A house on fire is a hectic scene. Few things, at least on a local scale, are more dramatic. And yet Dodd manages to give this picture a foursquare, almost archetypal quality. She drains the terrible scene of histrionics and elevates it into something concerning but calm, quiet, almost ineluctable.

In a lovely essay in the catalogue accompanying Dodd’s 2012-2013 show in Kansas City, Mo., and Portland, Maine, the critic John Yau connected her many paintings of windows with a Zen Buddhist precept attributed to the 9th- and 10th-century Chan (or Zen) Buddhist master Yunmen: “Every day is a good day.” Dodd was expert, he meant, at reporting on everyday-ness, on those moments when there is, in effect, nothing to report, and finding goodness in that.

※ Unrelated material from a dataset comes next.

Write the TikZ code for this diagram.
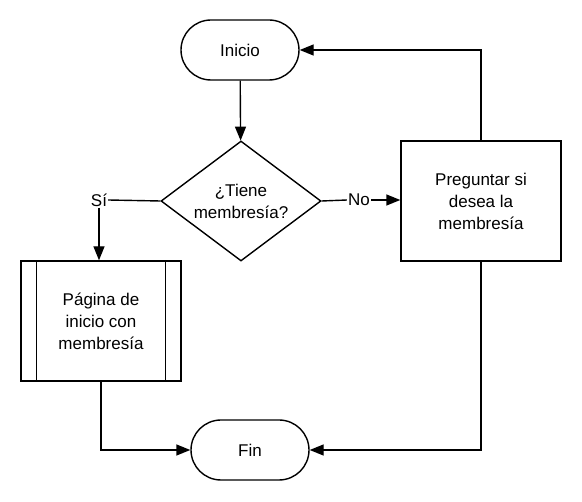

In that spirit, Dodd has painted houses at night in mundane circumstances — when there is in fact nothing to report — and always with beautiful results. Here, however, we’re made witness to an unfolding disaster, a rupture in the proper order of things. Because it is decidedly not a good day when your house is engulfed in flames — flames that pour out of windows, insulting the night sky.

Nonetheless, when I meditate on this painting, I try to apply Master Yunmen’s precept. When I do, my eyes are drawn less to the ravenous flames than to the contrast between the two upper windows, ignited with orange and yellow, and the two ground-floor windows, which remain implacably dark. I see, too, that one side of the building is in shadow, harmonized with the night, even as the side that takes up most of the composition is abruptly illuminated. It’s strange — as if the one house were meeting the same catastrophe with two completely different orders of response.

But maybe that’s how all of us operate. A part of us panics (panic being an appropriate response to emergency, to things going up in flames). Another part of us watches, and maybe even paints what we’re watching.

“Every day is a good day” is an exaggeration, for sure. But “day follows night”? That’s incontestable.